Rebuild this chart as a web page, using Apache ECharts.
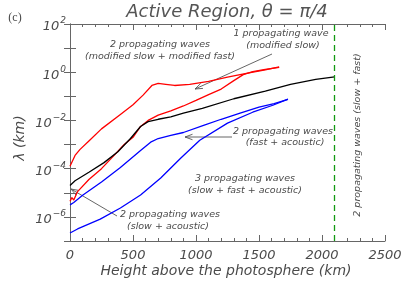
<!DOCTYPE html>
<html><head><meta charset="utf-8">
<script src="https://cdn.jsdelivr.net/npm/echarts@6/dist/echarts.min.js"></script>
<style>html,body{margin:0;padding:0;background:#fff}#c{width:407px;height:291px}</style>
</head><body><div id="c"></div>
<script>
// ---- data (height in km, wavelength lambda in km) ----
const xTickValues = [0, 500, 1000, 1500, 2000, 2500];
const cutoffHeight = 2100;

const redUpperH = [0, 40, 80, 150, 250, 400, 500, 580, 650, 700, 760, 830, 950, 1100, 1250, 1400, 1550, 1660];
const redUpperV = [1.26e-4, 3.55e-4, 6.31e-4, 1.41e-3, 4.47e-3, 1.78e-2, 4.47e-2, 0.112, 0.282, 0.347, 0.316, 0.282, 0.316, 0.417, 0.631, 0.891, 1.26, 1.66];

const redLowerH = [0, 15, 30, 60, 150, 250, 350, 430, 500, 560, 620, 700, 800, 900, 1000, 1100, 1200, 1300, 1375, 1450, 1550, 1660];
const redLowerV = [4.47e-6, 6.31e-6, 5.01e-6, 1.12e-5, 3.55e-5, 1.0e-4, 3.55e-4, 1.0e-3, 2.0e-3, 5.62e-3, 1.0e-2, 1.66e-2, 2.51e-2, 3.98e-2, 6.76e-2, 0.117, 0.2, 0.447, 0.794, 1.05, 1.32, 1.58];

const blackH = [0, 40, 150, 270, 380, 480, 560, 620, 700, 800, 900, 1050, 1300, 1550, 1750, 1950, 2100];
const blackV = [2.0e-5, 3.16e-5, 7.08e-5, 1.78e-4, 5.01e-4, 1.78e-3, 5.62e-3, 8.91e-3, 1.12e-2, 1.41e-2, 2.0e-2, 3.16e-2, 7.94e-2, 0.166, 0.316, 0.5, 0.646];

const blueUpperH = [0, 30, 100, 250, 400, 560, 640, 700, 800, 900, 1060, 1200, 1350, 1500, 1620, 1730];
const blueUpperV = [3.16e-6, 3.98e-6, 7.94e-6, 2.82e-5, 1.12e-4, 5.62e-4, 1.26e-3, 1.78e-3, 2.4e-3, 3.16e-3, 6.31e-3, 1.12e-2, 2.0e-2, 3.55e-2, 5.01e-2, 7.41e-2];

const blueLowerH = [0, 60, 240, 400, 560, 720, 880, 1030, 1250, 1450, 1610, 1730];
const blueLowerV = [2.14e-7, 3.16e-7, 8.13e-7, 2.34e-6, 8.13e-6, 4.07e-5, 2.75e-4, 1.51e-3, 7.76e-3, 2.19e-2, 4.27e-2, 7.59e-2];

// ---- chart ----
const FONT = 'DejaVu Sans';
const TXT = '#4a4a4a';
const AX = '#666';
const pairs = (h, v) => h.map((x, i) => [x, v[i]]);

function lineSeries(name, h, v, color) {
  return {
    name, type: 'line', data: pairs(h, v), showSymbol: false, symbol: 'none',
    lineStyle: { color, width: 1.3 }, itemStyle: { color }, animation: false, z: 3
  };
}

const chart = echarts.init(document.getElementById('c'), null, { renderer: 'canvas' });

function supLabel(v) {
  const e = Math.round(Math.log10(v));
  if (e % 2 !== 0) return '';
  const s = e < 0 ? '\u2212' + (-e) : String(e);
  return '{b|10}{s|' + s + '}';
}

const xCommon = {
  type: 'value', min: xTickValues[0], max: xTickValues[xTickValues.length - 1], interval: 500,
  axisLine: { show: true, lineStyle: { color: AX, width: 1 } },
  axisTick: { show: true, inside: true, length: 6, lineStyle: { color: AX } },
  minorTick: { show: true, splitNumber: 5, length: 3, lineStyle: { color: AX } },
  splitLine: { show: false }
};
const yCommon = {
  type: 'log', logBase: 10, min: 1e-7, max: 100, splitNumber: 9,
  axisLine: { show: true, lineStyle: { color: AX, width: 1 } },
  axisTick: { show: true, inside: true, length: 6, lineStyle: { color: AX } },
  splitLine: { show: false }
};

function arrow(x1, y1, x2, y2) {
  const dx = x2 - x1, dy = y2 - y1, L = Math.hypot(dx, dy);
  const ux = dx / L, uy = dy / L, hl = 8, a = 0.35;
  const ca = Math.cos(a), sa = Math.sin(a);
  const b1 = [x2 - hl * (ux * ca - uy * sa), y2 - hl * (uy * ca + ux * sa)];
  const b2 = [x2 - hl * (ux * ca + uy * sa), y2 - hl * (uy * ca - ux * sa)];
  const st = { stroke: '#555', lineWidth: 0.9, fill: null };
  return [
    { type: 'line', shape: { x1, y1, x2, y2 }, style: st, silent: true },
    { type: 'polyline', shape: { points: [b1, [x2, y2], b2] }, style: st, silent: true }
  ];
}

function label(text, x, y, size, extra) {
  return Object.assign({
    type: 'text', x, y, silent: true,
    style: { text, font: 'italic ' + size + 'px "' + FONT + '"', fill: TXT, align: 'center', verticalAlign: 'middle' }
  }, extra || {});
}

const option = {
  animation: false,
  backgroundColor: '#fff',
  grid: { left: 70, right: 22, top: 24, bottom: 50, containLabel: false },
  xAxis: [
    Object.assign({}, xCommon, {
      position: 'bottom',
      axisLabel: { show: true, margin: 8, fontFamily: FONT, fontStyle: 'italic', fontSize: 13, color: TXT, formatter: v => String(v) }
    }),
    Object.assign({}, xCommon, { position: 'top', axisLabel: { show: false } })
  ],
  yAxis: [
    Object.assign({}, yCommon, {
      position: 'left',
      axisLabel: {
        show: true, margin: 4, formatter: supLabel,
        rich: {
          b: { fontFamily: FONT, fontStyle: 'italic', fontSize: 13, color: TXT, padding: [6, 0, 0, 0] },
          s: { fontFamily: FONT, fontStyle: 'italic', fontSize: 9, color: TXT, verticalAlign: 'top', padding: [2, 0, 0, 1] }
        }
      }
    }),
    Object.assign({}, yCommon, { position: 'right', axisLabel: { show: false } })
  ],
  series: [
    lineSeries('red upper', redUpperH, redUpperV, '#ff0000'),
    lineSeries('red lower', redLowerH, redLowerV, '#ff0000'),
    lineSeries('black', blackH, blackV, '#000000'),
    lineSeries('blue upper', blueUpperH, blueUpperV, '#0000ff'),
    Object.assign(lineSeries('blue lower', blueLowerH, blueLowerV, '#0000ff'), {
      markLine: {
        silent: true, symbol: ['none', 'none'], label: { show: false },
        lineStyle: { color: '#119911', type: [6, 4], width: 1.3 },
        data: [{ xAxis: cutoffHeight }]
      }
    })
  ],
  graphic: [
    label('Active Region, \u03b8 = \u03c0/4', 227, 12, 18, { style: { text: 'Active Region, \u03b8 = \u03c0/4', font: 'italic 18px "' + FONT + '"', fill: '#555', align: 'center', verticalAlign: 'middle' } }),
    { type: 'text', x: 15, y: 18, silent: true, style: { text: '(c)', font: '12px "Liberation Serif"', fill: TXT, align: 'center', verticalAlign: 'middle' } },
    label('Height above the photosphere (km)', 226, 271, 14),
    label('\u03bb (km)', 20, 138, 14, { rotation: Math.PI / 2 }),
    label('2 propagating waves', 160, 45, 9.5),
    label('(modified slow + modified fast)', 160, 57, 9.5),
    label('1 propagating wave', 281, 34, 9.5),
    label('(modified slow)', 283, 46, 9.5),
    label('2 propagating waves', 283, 132, 9.5),
    label('(fast + acoustic)', 285, 143, 9.5),
    label('3 propagating waves', 245, 179, 9.5),
    label('(slow + fast + acoustic)', 245, 191, 9.5),
    label('2 propagating waves', 170, 215, 9.5),
    label('(slow + acoustic)', 168, 227, 9.5),
    label('2 propagating waves (slow + fast)', 358, 135, 9.5, { rotation: Math.PI / 2 })
  ].concat(arrow(272, 54, 195, 89), arrow(232, 137, 185, 137), arrow(117, 216, 71, 189))
};
chart.setOption(option);
</script></body></html>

EXERCISE AIM: From the opening line of the listing above through the line bearing "1.05, 1.32, 1.58];", repeat each line exactly. Drop every picture.

RESULT OF THIS TASK:
Rebuild this chart as a web page, using Apache ECharts.
<!DOCTYPE html>
<html><head><meta charset="utf-8">
<script src="https://cdn.jsdelivr.net/npm/echarts@6/dist/echarts.min.js"></script>
<style>html,body{margin:0;padding:0;background:#fff}#c{width:407px;height:291px}</style>
</head><body><div id="c"></div>
<script>
// ---- data (height in km, wavelength lambda in km) ----
const xTickValues = [0, 500, 1000, 1500, 2000, 2500];
const cutoffHeight = 2100;

const redUpperH = [0, 40, 80, 150, 250, 400, 500, 580, 650, 700, 760, 830, 950, 1100, 1250, 1400, 1550, 1660];
const redUpperV = [1.26e-4, 3.55e-4, 6.31e-4, 1.41e-3, 4.47e-3, 1.78e-2, 4.47e-2, 0.112, 0.282, 0.347, 0.316, 0.282, 0.316, 0.417, 0.631, 0.891, 1.26, 1.66];

const redLowerH = [0, 15, 30, 60, 150, 250, 350, 430, 500, 560, 620, 700, 800, 900, 1000, 1100, 1200, 1300, 1375, 1450, 1550, 1660];
const redLowerV = [4.47e-6, 6.31e-6, 5.01e-6, 1.12e-5, 3.55e-5, 1.0e-4, 3.55e-4, 1.0e-3, 2.0e-3, 5.62e-3, 1.0e-2, 1.66e-2, 2.51e-2, 3.98e-2, 6.76e-2, 0.117, 0.2, 0.447, 0.794, 1.05, 1.32, 1.58];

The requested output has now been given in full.